Joe Apolony

Personal information
- Full name: Joseph Nicholas Apolony
- Born: 25 December 1880 Gosford, New South Wales
- Died: 29 September 1952 (aged 71) Rozelle, New South Wales

Playing information
- Position: Second-row, Prop, Hooker
Club
| Years | Team | Pld | T | G | FG | P |
| 1908–12 | Balmain | 43 | 9 | 0 | 0 | 27 |
Representative
| Years | Team | Pld | T | G | FG | P |
| 1908 | New South Wales | 1 | 0 | 0 | 0 | 0 |
| 1908–09 | Metropolis | 2 | 0 | 0 | 0 | 0 |
- Source: As of 19 August 2019

= Joe Apoloney =

Australian rugby league footballer

Joe Apolony (1880-1952) was an Australian rugby league footballer who played in the 1900s and 1910s. He played for Balmain and was a foundation player of the club.

==Playing career==
Apoloney made his first grade debut for Balmain against Western Suburbs on 20 April 1908 at Birchgrove Oval, which was the club's first ever game and also the opening week of the inaugural NSWRL competition.

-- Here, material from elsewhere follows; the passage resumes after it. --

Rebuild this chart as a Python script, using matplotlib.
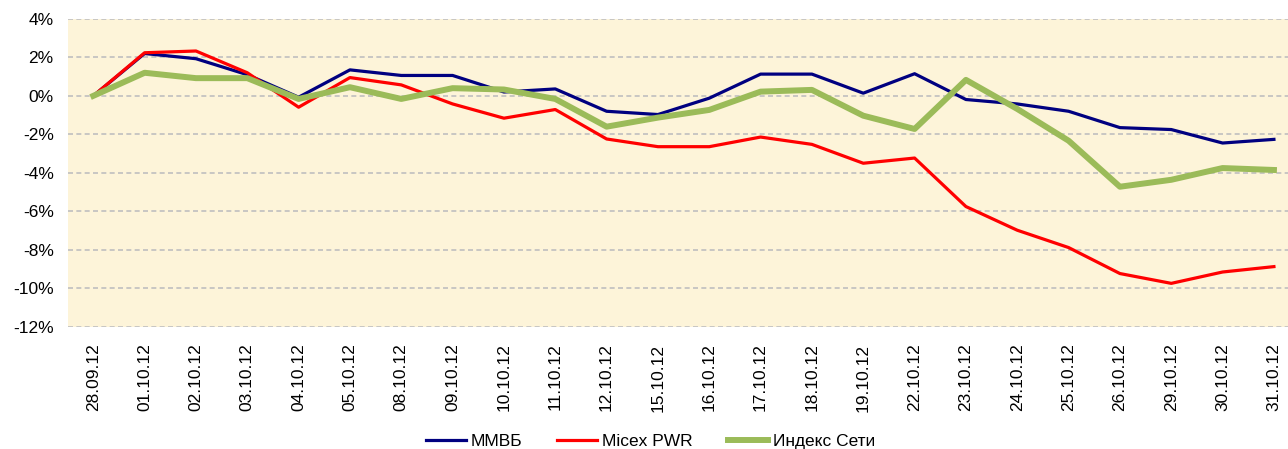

Balmain went on to win the match 24–0 in front of 3000 spectators.

Apoloney played with Balmain up until the end of the 1912 before retiring. Apoloney played representative football for New South Wales in 1909 and played 2 games for Metropolis which was the early version of the modern day NSW City team.